For example – at one company I worked at we started out targeting buyers in IT because they would ultimately be responsible for maintaining the integration of the solution with other systems. However IT saw the solution as risky and also secretly hoped the company would allow them to develop a solution in-house. The end-users of the product were sales people and we had a strong value proposition to the sales executive in particular. We switched to selling to sales executives and once we had their buy-in, they easily forced IT to get on board with the solution by getting the CEO’s agreement. As an example of moving the other way – I worked with a startup that moved from targeting the executive team (which in this case were difficult to engage with and didn’t understand the end-user pain) to targeting users directly who could start using the product and then lobby their managers to buy it.

Hack the Definition of Your Market Space

The way you describe what you do will position your solution in a particular market. What market you are in, will determine what prospects see as your competition.
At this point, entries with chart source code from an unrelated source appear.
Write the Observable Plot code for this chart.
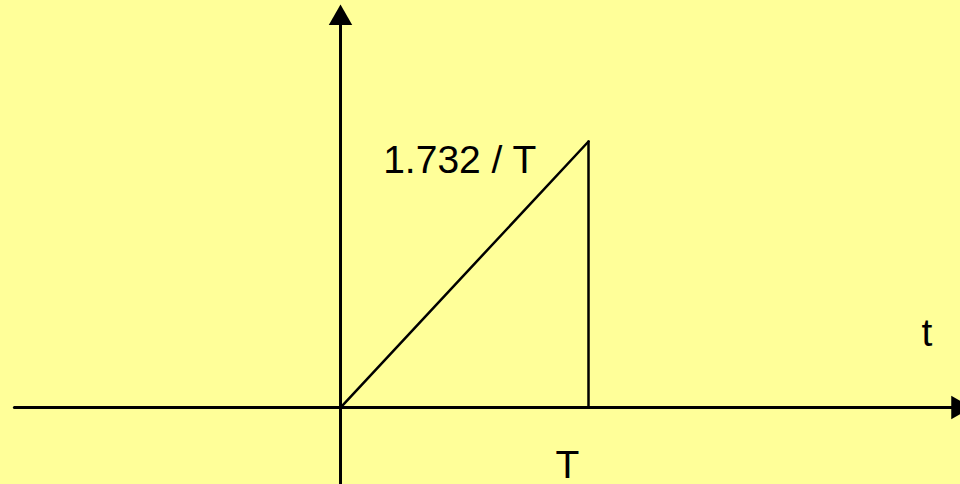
<!DOCTYPE html>
<html>
<head>
<meta charset="utf-8">
<script src="https://cdn.jsdelivr.net/npm/d3@7"></script>
<script src="https://cdn.jsdelivr.net/npm/@observablehq/plot@0.6"></script>
<style>
  html, body { margin: 0; padding: 0; background: #FFFF99; overflow: hidden; }
  #chart svg { display: block; }
</style>
</head>
<body>
<div id="chart"></div>
<script>
// Signal: ramp from 0 to 1.732/T over [0, T] (T = 1)
const T = 1;
const peak = 1.732 / T;
const rampPoints = [{t: 0, v: 0}, {t: T, v: peak}];
const dropPoints = [{t: T, v: peak}, {t: T, v: 0}];
const xAxisLine = [{t: -1.315, v: 0}, {t: 2.47, v: 0}];
const yAxisLine = [{t: 0, v: -0.51}, {t: 0, v: 2.5}];
const arrowHeads = [{t: 2.49, v: 0, rotate: 90}, {t: 0, v: 2.535, rotate: 0}];
const peakLabel = [{t: 0.172, v: 1.609, text: "1.732 / T"}];
const axisLabels = [
  {t: 2.365, v: 0.483, text: "t"},
  {t: T * 0.915, v: -0.376, text: "T"}
];

const chart = Plot.plot({
  width: 960,
  height: 484,
  margin: 0,
  style: {background: "#FFFF99", fontFamily: "'Liberation Sans', Arial, sans-serif", overflow: "visible"},
  x: {domain: [-1.371, 2.5], axis: null},
  y: {domain: [-0.501, 2.65], axis: null},
  marks: [
    Plot.line(xAxisLine, {x: "t", y: "v", stroke: "black", strokeWidth: 3}),
    Plot.line(yAxisLine, {x: "t", y: "v", stroke: "black", strokeWidth: 3}),
    Plot.line(rampPoints, {x: "t", y: "v", stroke: "black", strokeWidth: 2.5}),
    Plot.line(dropPoints, {x: "t", y: "v", stroke: "black", strokeWidth: 2.5}),
    Plot.dot(arrowHeads, {x: "t", y: "v", symbol: "triangle2", r: 11.2, fill: "black", stroke: "none", rotate: "rotate"}),
    Plot.text(peakLabel, {x: "t", y: "v", text: "text", textAnchor: "start", fontSize: 39, fill: "black"}),
    Plot.text(axisLabels, {x: "t", y: "v", text: "text", textAnchor: "middle", fontSize: 39, fill: "black"})
  ]
});
document.getElementById("chart").appendChild(chart);
</script>
</body>
</html>
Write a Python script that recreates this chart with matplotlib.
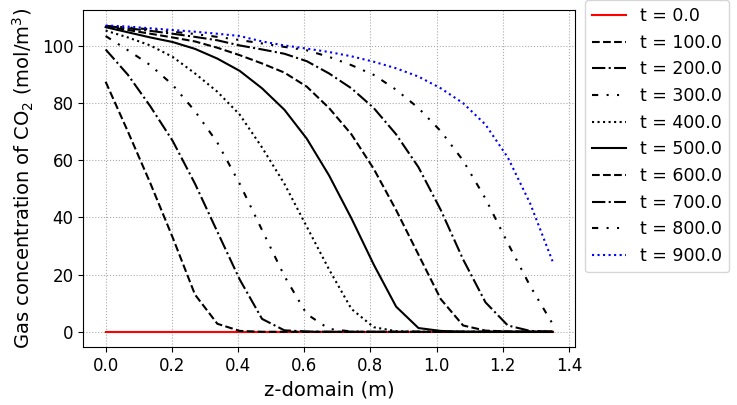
import numpy as np
import matplotlib.pyplot as plt

z = np.linspace(0, 1.35, 21)
times = [0.0, 100.0, 200.0, 300.0, 400.0, 500.0, 600.0, 700.0, 800.0, 900.0]

c0 = [0.0] * 21
c100 = [87.5, 70, 52, 33, 13, 2.8, 0.3, 0, 0, 0, 0, 0, 0, 0, 0, 0, 0, 0, 0, 0, 0]
c200 = [98.8, 89.9, 78.9, 66.8, 51.8, 35, 18.3, 4.5, 0.5, 0.1, 0, 0, 0, 0, 0, 0, 0, 0, 0, 0, 0]
c300 = [103.5, 98.5, 93.3, 86.4, 77.2, 66.2, 51.8, 35.6, 19.5, 6.2, 1.0, 0.1, 0, 0, 0, 0, 0, 0, 0, 0, 0]
c400 = [105.4, 103, 100.2, 96.2, 90.4, 84, 76, 64.5, 51.8, 36.8, 21.8, 8, 1.6, 0.2, 0, 0, 0, 0, 0, 0, 0]
c500 = [106.6, 104.8, 103, 101.4, 99, 95.6, 91.3, 85.2, 77.7, 67.6, 54.7, 39.7, 23.5, 8.8, 1.3, 0.3, 0, 0, 0, 0, 0]
c600 = [106.8, 105.6, 104.3, 103, 101.6, 99.4, 96.8, 93.9, 90.7, 85.8, 78.3, 69.1, 57, 42.6, 27, 11.4, 2.2, 0.4, 0.1, 0, 0]
c700 = [107, 106.2, 105.3, 104.3, 103.2, 102, 100.2, 98.8, 97.3, 94.7, 90.4, 85.2, 78.3, 69.1, 57.6, 42.6, 25.3, 10.3, 2.2, 0.3, 0]
c800 = [107, 106.5, 105.8, 105, 104.2, 103.2, 102.1, 100.9, 99.7, 98.5, 96.2, 93.3, 89.9, 84.7, 78.3, 70.2, 59.9, 46.6, 31, 16, 2.8]
c900 = [107.2, 106.8, 106.2, 105.6, 105, 104.3, 103.5, 101.6, 100.2, 99.1, 97.9, 96.4, 94.5, 92.2, 89.3, 85.2, 80, 72.5, 61, 44.9, 24.7]

series = [c0, c100, c200, c300, c400, c500, c600, c700, c800, c900]
dashdotdot = (0, (3, 4, 1, 4, 1, 4))
styles = ['-', '--', '-.', dashdotdot, ':', '-', '--', '-.', dashdotdot, ':']
colors = ['red'] + ['black'] * 8 + ['blue']

fig, ax = plt.subplots(figsize=(7.37, 4.05), dpi=100)
for t, c, ls, col in zip(times, series, styles, colors):
    ax.plot(z, c, linestyle=ls, color=col, lw=1.5, label='t = %.1f' % t)

ax.set_xlabel('z-domain (m)', fontsize=14)
ax.set_ylabel('Gas concentration of CO$_2$ (mol/m$^3$)', fontsize=14)
ax.tick_params(labelsize=12)
ax.grid(True, linestyle=':', color='#aaaaaa')
ax.legend(loc='upper left', bbox_to_anchor=(1.02, 1.03), borderaxespad=0, fontsize=12.5)
plt.subplots_adjust(left=0.113, right=0.78, top=0.975, bottom=0.143)
plt.savefig('out.png')
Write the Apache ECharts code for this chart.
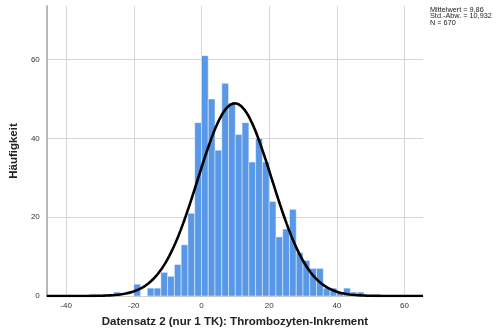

Many startup solutions span different markets or are actually transforming an existing market into something new. You may have an opportunity to position yourself in a different market where the competitors are weaker and your differentiation shines through more clearly. For example I worked for a company that sold a database that was excellent at performing queries of large amounts of data with little data variation. When we positioned the product as “a database”, customers immediately started to compare us with Oracle and often rejected our solution because they were “an Oracle shop”. We repositioned the solution as a “Data Warehouse” for machine-generated data, which got us away from comparisons with Oracle.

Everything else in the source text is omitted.